Crê-se que cerca de um milhão de pessoas anualmente é sujeita a tráfico. Na União Europeia, os últimos dados do Eurostat, para o ano de 2022, revelados em 2024, indicam que houve pelo menos dez mil vítimas registadas de tráfico e mais de 2000 pessoas condenadas por este crime. E não se trata apenas da receção de pessoas de países terceiros. O tráfico pode existir dentro de um país e também entre países da União Europeia. 37% das vítimas registadas na União Europeia eram cidadãos de Estados-membros da União Europeia.

Sabemos também que o número de vítimas de tráfico detetadas nos países da União Europeia em 2022 foi o mais elevado desde 2008. E, o que é uma novidade, o número de vítimas de tráfico para exploração do trabalho e para exploração sexual foi semelhante (cerca de 41% cada um destes grupos), representando um aumento muito relevante das vítimas de tráfico para exploração do trabalho em relação aos anos anteriores. Os países de origem das vítimas extra-União Europeia prevalentes foram a Nigéria, a Ucrânia, Marrocos, o Bangladesh, a Colômbia, o Brasil e o Paquistão.

Num outro relatório sobre tráfico de pessoas de 2024, neste caso da UNODC, a agência das Nações Unidas para as Drogas e o Crime Organizado, indica-se que se verificou um aumento de 25 pontos percentuais relativamente ao número de vítimas de tráfico, comparando os números de 2022 com os de 2019.

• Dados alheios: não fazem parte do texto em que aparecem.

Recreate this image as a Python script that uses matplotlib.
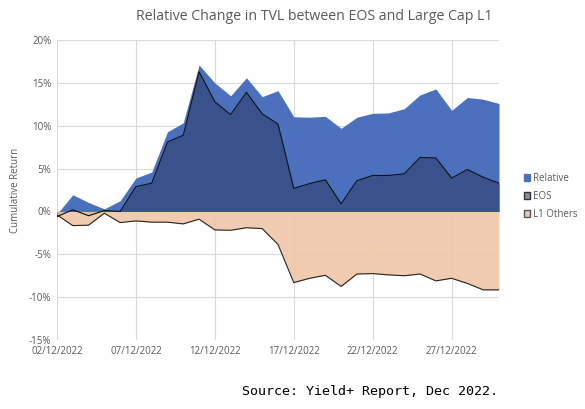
import numpy as np
import matplotlib
matplotlib.use('Agg')
import matplotlib.pyplot as plt
import matplotlib.ticker as mticker
from matplotlib.patches import Patch

# данные (в %)
dates = ["02/12/2022", "03/12/2022", "04/12/2022", "05/12/2022", "06/12/2022",
         "07/12/2022", "08/12/2022", "09/12/2022", "10/12/2022", "11/12/2022",
         "12/12/2022", "13/12/2022", "14/12/2022", "15/12/2022", "16/12/2022",
         "17/12/2022", "18/12/2022", "19/12/2022", "20/12/2022", "21/12/2022",
         "22/12/2022", "23/12/2022", "24/12/2022", "25/12/2022", "26/12/2022",
         "27/12/2022", "28/12/2022", "29/12/2022", "30/12/2022"]
relative = [-0.3, 1.95, 1.05, 0.3, 1.25, 3.9, 4.6, 9.3, 10.35, 17.1,
            15.0, 13.5, 15.6, 13.4, 14.1, 11.05, 11.0, 11.1, 9.7, 11.0,
            11.45, 11.5, 12.0, 13.6, 14.3, 11.8, 13.3, 13.1, 12.6]
eos = [-0.6, 0.2, -0.5, 0.1, 0.0, 2.9, 3.3, 8.1, 8.9, 16.3,
       12.8, 11.3, 13.9, 11.4, 10.2, 2.7, 3.25, 3.7, 0.9, 3.6,
       4.2, 4.2, 4.4, 6.3, 6.25, 3.9, 4.9, 4.0, 3.3]
l1_others = [-0.4, -1.65, -1.6, -0.2, -1.3, -1.1, -1.25, -1.25, -1.45, -0.9,
             -2.15, -2.2, -1.9, -2.0, -3.85, -8.3, -7.8, -7.45, -8.75, -7.3,
             -7.25, -7.4, -7.5, -7.3, -8.1, -7.8, -8.4, -9.15, -9.15]
tick_labels = ["02/12/2022", "07/12/2022", "12/12/2022", "17/12/2022", "22/12/2022", "27/12/2022"]

x = np.arange(len(dates))
tick_pos = [dates.index(t) for t in tick_labels]

c_rel = "#4A70BE"
c_eos = "#39528C"
c_l1 = "#F0C6A6"
grey = "#595959"

fig = plt.figure(figsize=(5.85, 4.09), dpi=100)
ax = fig.add_axes([0.0974, 0.1687, 0.7556, 0.7333])

ax.fill_between(x, 0, relative, color=c_rel, lw=0, zorder=2)
ax.fill_between(x, 0, eos, color=c_eos, lw=0, zorder=3)
ax.plot(x, eos, color="#111111", lw=0.8, zorder=4)
ax.fill_between(x, 0, l1_others, color=c_l1, lw=0, alpha=0.9, zorder=3.5)
ax.plot(x, l1_others, color="#222222", lw=0.8, zorder=4)

ax.set_xlim(0, len(dates) - 1)
ax.set_ylim(-15, 20)
ax.set_yticks(np.arange(-15, 21, 5))
ax.yaxis.set_major_formatter(mticker.FuncFormatter(lambda v, p: f"{v:.0f}%"))
ax.set_xticks(tick_pos)
ax.set_xticklabels(tick_labels)
ax.tick_params(length=0, labelsize=7, colors=grey, pad=4)
for lab in ax.get_xticklabels() + ax.get_yticklabels():
    lab.set_family("Open Sans")
ax.grid(True, color="#D9D9D9", lw=0.8, zorder=0)
ax.set_axisbelow(True)
for s in ax.spines.values():
    s.set_visible(False)

ax.set_ylabel("Cumulative Return", fontsize=7, color=grey, family="Open Sans", labelpad=6)
fig.text(0.538, 0.96, "Relative Change in TVL between EOS and Large Cap L1",
         ha="center", va="center", fontsize=10.2, color=grey, family="Open Sans")

handles = [Patch(facecolor=c_rel, edgecolor=c_rel),
           Patch(facecolor="#8A8FA0", edgecolor="#333333"),
           Patch(facecolor=c_l1, edgecolor="#555555")]
fig.legend(handles, ["Relative", "EOS", "L1 Others"], loc="center left",
           bbox_to_anchor=(0.88, 0.52), frameon=False,
           handlelength=0.7, handleheight=0.7, handletextpad=0.3,
           labelspacing=0.75, labelcolor=grey, prop={"family": "Open Sans", "size": 7})

fig.text(0.413, 0.042, "Source: Yield+ Report, Dec 2022.", fontsize=9.6,
         family="DejaVu Sans Mono", color="black", ha="left", va="center")

fig.savefig("out.png", dpi=100)
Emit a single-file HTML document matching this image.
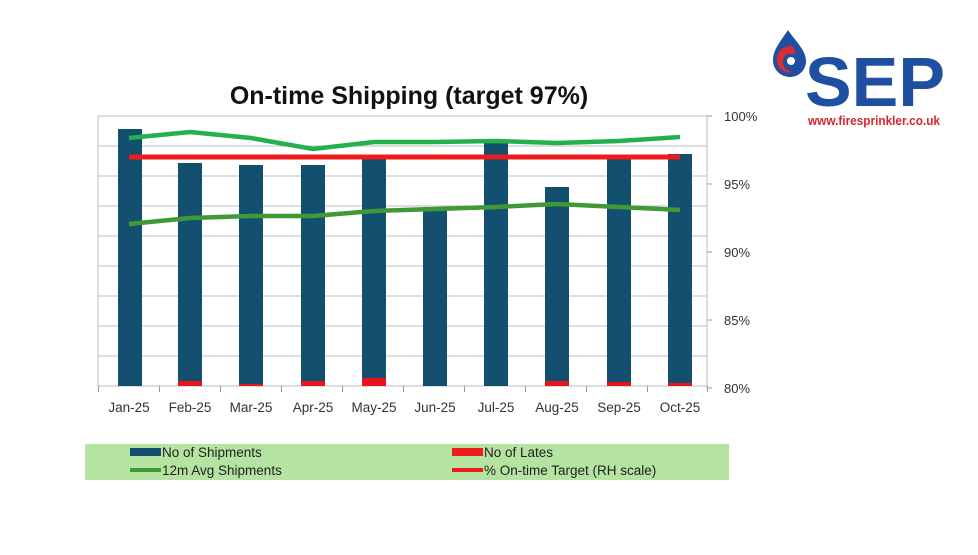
<!DOCTYPE html>
<html><head><style>
body{margin:0;background:#fff;width:978px;height:550px;overflow:hidden;font-family:"Liberation Sans",sans-serif;}
</style></head><body>
<svg width="978" height="550" xmlns="http://www.w3.org/2000/svg" font-family="Liberation Sans, sans-serif">
<text x="409" y="104" font-size="25" font-weight="bold" text-anchor="middle" fill="#111">On-time Shipping (target 97%)</text>
<g stroke="#bdbdbd" stroke-width="1">
<line x1="98" y1="116" x2="707" y2="116"/><line x1="98" y1="146" x2="707" y2="146"/><line x1="98" y1="176" x2="707" y2="176"/><line x1="98" y1="206" x2="707" y2="206"/><line x1="98" y1="236" x2="707" y2="236"/><line x1="98" y1="266" x2="707" y2="266"/><line x1="98" y1="296" x2="707" y2="296"/><line x1="98" y1="326" x2="707" y2="326"/><line x1="98" y1="356" x2="707" y2="356"/>
<line x1="98" y1="116" x2="98" y2="386"/>
<line x1="98" y1="386" x2="707" y2="386"/>
<line x1="707" y1="116" x2="707" y2="388"/>
</g>
<g stroke="#999" stroke-width="1">
<line x1="98.5" y1="386" x2="98.5" y2="392"/><line x1="159.5" y1="386" x2="159.5" y2="392"/><line x1="220.5" y1="386" x2="220.5" y2="392"/><line x1="281.5" y1="386" x2="281.5" y2="392"/><line x1="342.5" y1="386" x2="342.5" y2="392"/><line x1="403.5" y1="386" x2="403.5" y2="392"/><line x1="464.5" y1="386" x2="464.5" y2="392"/><line x1="525.5" y1="386" x2="525.5" y2="392"/><line x1="586.5" y1="386" x2="586.5" y2="392"/><line x1="647.5" y1="386" x2="647.5" y2="392"/><line x1="707.5" y1="386" x2="707.5" y2="392"/>
<line x1="707" y1="116" x2="712" y2="116"/><line x1="707" y1="184" x2="712" y2="184"/><line x1="707" y1="252" x2="712" y2="252"/><line x1="707" y1="320" x2="712" y2="320"/><line x1="707" y1="388" x2="712" y2="388"/>
</g>
<g fill="#134f6e">
<rect x="118" y="129" width="24" height="257"/>
<rect x="178" y="163" width="24" height="223"/>
<rect x="239" y="165" width="24" height="221"/>
<rect x="301" y="165" width="24" height="221"/>
<rect x="362" y="158" width="24" height="228"/>
<rect x="423" y="207" width="24" height="179"/>
<rect x="484" y="143" width="24" height="243"/>
<rect x="545" y="187" width="24" height="199"/>
<rect x="607" y="157" width="24" height="229"/>
<rect x="668" y="154" width="24" height="232"/>
</g>
<g fill="#e8141b">
<rect x="178" y="381" width="24" height="5"/>
<rect x="239" y="384" width="24" height="2"/>
<rect x="301" y="381" width="24" height="5"/>
<rect x="362" y="378" width="24" height="8"/>
<rect x="545" y="381" width="24" height="5"/>
<rect x="607" y="382" width="24" height="4"/>
<rect x="668" y="383" width="24" height="3"/>
</g>
<line x1="129" y1="157" x2="680" y2="157" stroke="#ee1c1c" stroke-width="5"/>
<polyline points="129,138 190,132 251,138 313,149 374,142 435,142 496,141 557,143 619,141 680,137" fill="none" stroke="#22b14c" stroke-width="4.5"/>
<polyline points="129,224 190,218 251,216 313,216 374,211 435,209 496,207 557,204 619,207 680,210" fill="none" stroke="#3f9a35" stroke-width="4.5"/>
<g font-size="13.5" fill="#333" text-anchor="middle">
<text x="129" y="412">Jan-25</text><text x="190" y="412">Feb-25</text><text x="251" y="412">Mar-25</text><text x="313" y="412">Apr-25</text><text x="374" y="412">May-25</text><text x="435" y="412">Jun-25</text><text x="496" y="412">Jul-25</text><text x="557" y="412">Aug-25</text><text x="619" y="412">Sep-25</text><text x="680" y="412">Oct-25</text>
</g>
<g font-size="13" fill="#333">
<text x="724" y="121">100%</text><text x="724" y="189">95%</text><text x="724" y="257">90%</text><text x="724" y="325">85%</text><text x="724" y="393">80%</text>
</g>
<rect x="85" y="444" width="644" height="36" fill="#b5e3a1"/>
<rect x="130" y="448" width="31" height="8" fill="#134f6e"/>
<text x="162" y="457" font-size="13.5" fill="#222">No of Shipments</text>
<line x1="130" y1="470" x2="161" y2="470" stroke="#3f9a35" stroke-width="4"/>
<text x="162" y="475" font-size="13.5" fill="#222">12m Avg Shipments</text>
<rect x="452" y="448" width="31" height="8" fill="#ee1c1c"/>
<text x="484" y="457" font-size="13.5" fill="#222">No of Lates</text>
<line x1="452" y1="470" x2="483" y2="470" stroke="#ee1c1c" stroke-width="4"/>
<text x="484" y="475" font-size="13.5" fill="#222">% On-time Target (RH scale)</text>
<path d="M788 30 C780 42 773 50 773 60 C773 70 781 77 790 77 C799 77 806 70 806 61 C806 50 796 42 788 30 Z" fill="#1f4fa0"/>
<path d="M791 46 C781 46 776 54 777 62 C778 70 786 74 793 72 C786 71 782 66 783 60 C784 54 790 52 795 55 C795 50 794 47 791 46 Z" fill="#e02a33"/>
<circle cx="791" cy="61" r="4" fill="#fff"/>
<text x="805" y="106" font-size="70" font-weight="bold" fill="#1f4fa0" textLength="140" lengthAdjust="spacingAndGlyphs">SEP</text>
<text x="808" y="125" font-size="12.5" font-weight="bold" fill="#d9262e" textLength="132" lengthAdjust="spacingAndGlyphs">www.firesprinkler.co.uk</text>
</svg>
</body></html>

África é o continente com mais vítimas de tráfico. A maioria das situações de tráfico que se verificam ocorrem dentro do continente africano, onde a situação das crianças, no caso das meninas pensando na exploração sexual e para o trabalho, no caso dos meninos pensando na exploração para o trabalho, é especialmente grave. Mesmo se o tráfico de pessoas de África para a Europa é maioritariamente um trafico de adultos (94%), para exploração do trabalho (50%) e para exploração sexual (28%).

Situações prolongadas e intensas de conflitos neste continente, com a existência de milícias e de grupos armados que exploram crianças e outras pessoas em situação de fragilidade, associadas às debilidades dos Estados, explicam também este incremento.

É verdade que existem hoje mais dados, mais informação, mais transparência e uma maior disseminação da informação e dos números... Mas, mesmo assim, tudo parece indicar que a situação é mesmo pior e não melhor. E sobre isso o discurso público é francamente mais silencioso.